**YOUR GOAL**
Your task is to copy every line of the entries that contains "this".

**INPUT ROWS**

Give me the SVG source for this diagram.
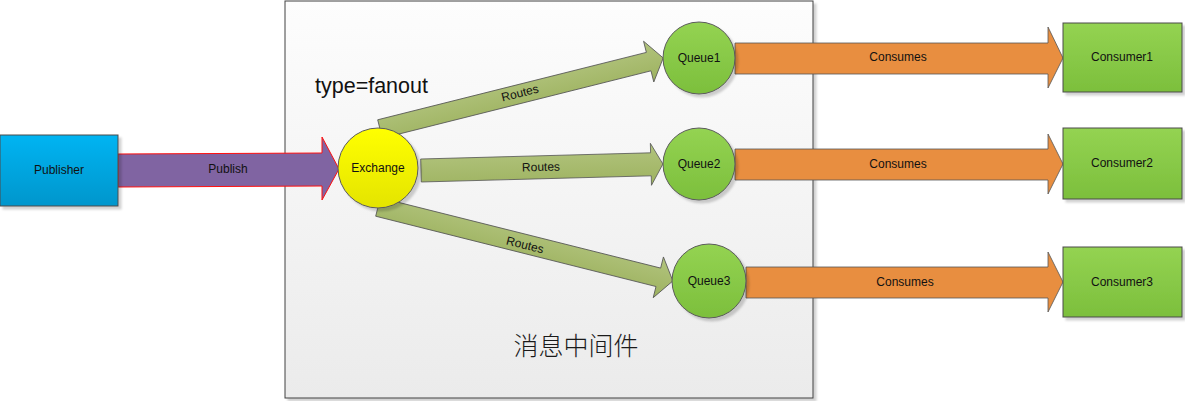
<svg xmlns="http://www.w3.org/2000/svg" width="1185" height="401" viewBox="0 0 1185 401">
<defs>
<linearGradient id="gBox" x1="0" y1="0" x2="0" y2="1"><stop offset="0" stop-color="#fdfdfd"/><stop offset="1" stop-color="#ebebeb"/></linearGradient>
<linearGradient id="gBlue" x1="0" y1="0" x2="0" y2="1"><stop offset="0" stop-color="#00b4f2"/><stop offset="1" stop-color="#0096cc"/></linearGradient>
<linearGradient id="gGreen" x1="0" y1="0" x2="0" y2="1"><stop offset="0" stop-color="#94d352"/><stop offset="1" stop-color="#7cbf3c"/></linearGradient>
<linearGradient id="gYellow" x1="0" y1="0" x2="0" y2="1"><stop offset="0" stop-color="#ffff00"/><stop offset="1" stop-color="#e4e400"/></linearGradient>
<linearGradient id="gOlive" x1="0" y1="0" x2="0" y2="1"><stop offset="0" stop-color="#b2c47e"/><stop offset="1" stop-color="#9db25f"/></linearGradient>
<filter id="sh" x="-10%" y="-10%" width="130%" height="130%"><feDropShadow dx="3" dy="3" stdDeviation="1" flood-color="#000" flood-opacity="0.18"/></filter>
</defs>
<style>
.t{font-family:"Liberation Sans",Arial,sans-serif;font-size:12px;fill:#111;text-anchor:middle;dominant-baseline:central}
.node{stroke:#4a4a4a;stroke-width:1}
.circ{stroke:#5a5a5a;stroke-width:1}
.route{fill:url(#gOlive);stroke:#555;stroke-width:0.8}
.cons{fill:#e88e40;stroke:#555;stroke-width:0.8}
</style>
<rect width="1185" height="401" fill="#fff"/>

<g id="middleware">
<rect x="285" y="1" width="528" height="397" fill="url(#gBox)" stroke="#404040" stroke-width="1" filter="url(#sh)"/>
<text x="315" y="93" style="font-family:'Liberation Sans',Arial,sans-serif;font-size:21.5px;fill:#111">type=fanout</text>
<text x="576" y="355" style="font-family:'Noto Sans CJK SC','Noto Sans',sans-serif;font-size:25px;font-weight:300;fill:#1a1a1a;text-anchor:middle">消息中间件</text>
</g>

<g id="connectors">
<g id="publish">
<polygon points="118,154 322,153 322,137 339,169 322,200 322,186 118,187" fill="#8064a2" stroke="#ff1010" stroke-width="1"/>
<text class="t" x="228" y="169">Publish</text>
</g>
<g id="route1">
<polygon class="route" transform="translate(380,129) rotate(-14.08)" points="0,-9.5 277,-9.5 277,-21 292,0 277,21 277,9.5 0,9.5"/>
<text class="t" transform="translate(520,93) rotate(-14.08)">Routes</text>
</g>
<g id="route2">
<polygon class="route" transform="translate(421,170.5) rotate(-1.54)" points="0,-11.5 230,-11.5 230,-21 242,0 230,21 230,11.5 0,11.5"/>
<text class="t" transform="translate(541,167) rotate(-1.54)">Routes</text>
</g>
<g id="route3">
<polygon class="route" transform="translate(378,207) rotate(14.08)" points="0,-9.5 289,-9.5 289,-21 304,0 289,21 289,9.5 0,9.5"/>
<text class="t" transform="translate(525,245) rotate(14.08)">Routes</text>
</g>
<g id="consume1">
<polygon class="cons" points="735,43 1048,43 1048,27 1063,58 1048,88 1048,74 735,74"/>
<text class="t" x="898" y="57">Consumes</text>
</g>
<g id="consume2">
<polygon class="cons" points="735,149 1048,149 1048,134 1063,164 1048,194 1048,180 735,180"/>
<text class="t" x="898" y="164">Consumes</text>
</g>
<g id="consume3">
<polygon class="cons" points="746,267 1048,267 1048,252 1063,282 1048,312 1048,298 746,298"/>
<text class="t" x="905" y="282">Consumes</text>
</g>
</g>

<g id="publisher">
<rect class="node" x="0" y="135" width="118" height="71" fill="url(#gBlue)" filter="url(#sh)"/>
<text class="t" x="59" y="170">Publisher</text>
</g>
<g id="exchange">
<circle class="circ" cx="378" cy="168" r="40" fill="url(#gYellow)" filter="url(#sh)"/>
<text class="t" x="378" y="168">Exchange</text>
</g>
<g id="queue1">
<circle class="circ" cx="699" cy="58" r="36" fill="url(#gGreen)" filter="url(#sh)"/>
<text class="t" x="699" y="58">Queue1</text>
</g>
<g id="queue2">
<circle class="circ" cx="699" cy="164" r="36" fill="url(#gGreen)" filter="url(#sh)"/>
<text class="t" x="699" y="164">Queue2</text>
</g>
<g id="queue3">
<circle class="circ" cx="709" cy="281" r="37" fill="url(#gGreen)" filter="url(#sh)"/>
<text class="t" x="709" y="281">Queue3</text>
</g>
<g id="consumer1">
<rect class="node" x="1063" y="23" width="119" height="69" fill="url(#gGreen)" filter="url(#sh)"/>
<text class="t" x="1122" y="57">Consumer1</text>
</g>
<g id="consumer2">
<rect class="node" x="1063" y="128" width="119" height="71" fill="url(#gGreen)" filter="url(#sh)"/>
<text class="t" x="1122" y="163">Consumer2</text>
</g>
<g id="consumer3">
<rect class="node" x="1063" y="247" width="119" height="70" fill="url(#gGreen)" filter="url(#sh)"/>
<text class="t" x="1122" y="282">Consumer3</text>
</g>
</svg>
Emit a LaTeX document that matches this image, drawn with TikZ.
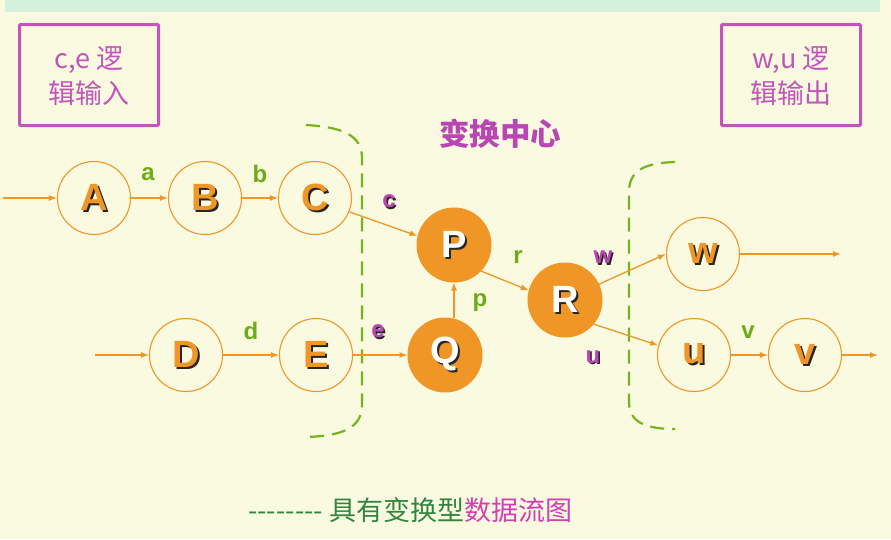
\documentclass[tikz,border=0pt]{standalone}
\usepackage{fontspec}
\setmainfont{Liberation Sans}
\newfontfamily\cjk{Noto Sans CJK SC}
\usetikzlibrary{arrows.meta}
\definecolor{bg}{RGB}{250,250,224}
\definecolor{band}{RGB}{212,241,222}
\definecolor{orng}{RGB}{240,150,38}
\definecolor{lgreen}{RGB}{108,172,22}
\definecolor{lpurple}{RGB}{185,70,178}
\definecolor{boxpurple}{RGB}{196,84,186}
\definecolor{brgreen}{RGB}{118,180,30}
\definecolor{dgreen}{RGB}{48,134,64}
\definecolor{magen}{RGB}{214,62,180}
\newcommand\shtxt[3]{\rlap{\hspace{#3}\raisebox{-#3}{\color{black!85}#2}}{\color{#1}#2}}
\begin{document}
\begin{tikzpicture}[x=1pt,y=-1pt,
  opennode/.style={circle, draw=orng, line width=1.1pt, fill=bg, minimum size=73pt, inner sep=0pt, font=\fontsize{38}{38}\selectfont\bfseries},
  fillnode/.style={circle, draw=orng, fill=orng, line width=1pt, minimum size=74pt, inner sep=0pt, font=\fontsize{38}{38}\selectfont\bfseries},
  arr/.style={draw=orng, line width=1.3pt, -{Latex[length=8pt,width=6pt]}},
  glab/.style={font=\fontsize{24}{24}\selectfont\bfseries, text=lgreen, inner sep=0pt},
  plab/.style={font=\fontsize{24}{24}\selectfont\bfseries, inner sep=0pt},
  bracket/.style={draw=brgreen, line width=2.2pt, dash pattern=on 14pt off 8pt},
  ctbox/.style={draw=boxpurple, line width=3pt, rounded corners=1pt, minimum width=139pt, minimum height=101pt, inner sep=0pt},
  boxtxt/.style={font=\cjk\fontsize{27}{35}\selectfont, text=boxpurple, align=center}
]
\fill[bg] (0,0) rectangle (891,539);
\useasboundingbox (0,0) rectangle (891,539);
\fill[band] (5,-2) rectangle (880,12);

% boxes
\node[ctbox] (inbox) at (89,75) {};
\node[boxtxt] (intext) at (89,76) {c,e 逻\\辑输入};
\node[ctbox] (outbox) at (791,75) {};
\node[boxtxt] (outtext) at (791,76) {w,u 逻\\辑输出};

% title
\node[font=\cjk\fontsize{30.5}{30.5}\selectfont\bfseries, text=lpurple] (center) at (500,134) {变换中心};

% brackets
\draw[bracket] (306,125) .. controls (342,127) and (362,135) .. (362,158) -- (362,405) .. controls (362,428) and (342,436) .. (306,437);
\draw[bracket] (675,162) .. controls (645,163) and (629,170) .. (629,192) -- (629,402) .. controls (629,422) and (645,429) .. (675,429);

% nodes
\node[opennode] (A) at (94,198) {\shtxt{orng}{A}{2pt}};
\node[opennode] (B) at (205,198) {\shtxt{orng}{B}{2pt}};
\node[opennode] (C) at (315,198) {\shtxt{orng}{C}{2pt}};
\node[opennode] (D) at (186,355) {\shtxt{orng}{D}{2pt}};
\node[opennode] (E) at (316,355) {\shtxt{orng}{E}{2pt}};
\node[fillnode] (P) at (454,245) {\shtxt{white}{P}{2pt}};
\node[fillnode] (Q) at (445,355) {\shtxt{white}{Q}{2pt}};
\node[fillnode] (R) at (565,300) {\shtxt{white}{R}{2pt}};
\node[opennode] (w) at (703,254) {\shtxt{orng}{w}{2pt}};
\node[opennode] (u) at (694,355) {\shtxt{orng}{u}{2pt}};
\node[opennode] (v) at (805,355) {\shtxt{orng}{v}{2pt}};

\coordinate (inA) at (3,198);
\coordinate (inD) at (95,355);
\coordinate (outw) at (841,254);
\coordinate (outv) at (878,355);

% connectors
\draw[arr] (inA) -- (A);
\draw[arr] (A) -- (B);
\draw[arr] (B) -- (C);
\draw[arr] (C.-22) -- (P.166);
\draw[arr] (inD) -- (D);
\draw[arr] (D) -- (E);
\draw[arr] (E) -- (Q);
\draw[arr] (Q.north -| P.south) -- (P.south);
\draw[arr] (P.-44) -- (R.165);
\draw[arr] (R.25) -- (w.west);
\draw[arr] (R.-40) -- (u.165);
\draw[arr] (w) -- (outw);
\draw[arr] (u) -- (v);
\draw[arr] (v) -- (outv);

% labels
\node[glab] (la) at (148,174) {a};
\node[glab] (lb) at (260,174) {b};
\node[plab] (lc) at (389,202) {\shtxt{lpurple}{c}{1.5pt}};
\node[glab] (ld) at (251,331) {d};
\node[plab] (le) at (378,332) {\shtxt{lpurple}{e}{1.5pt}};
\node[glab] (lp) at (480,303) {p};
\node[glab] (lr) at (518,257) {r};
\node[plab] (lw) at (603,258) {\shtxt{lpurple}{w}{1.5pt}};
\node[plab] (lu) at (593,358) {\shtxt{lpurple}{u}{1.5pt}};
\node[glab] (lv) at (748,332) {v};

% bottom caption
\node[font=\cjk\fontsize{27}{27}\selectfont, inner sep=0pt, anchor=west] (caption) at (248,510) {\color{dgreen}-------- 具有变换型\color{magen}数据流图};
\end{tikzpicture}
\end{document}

**FINISHED EXERCISE**
Give me the SVG source for this diagram.
Emit a LaTeX document that matches this image, drawn with TikZ.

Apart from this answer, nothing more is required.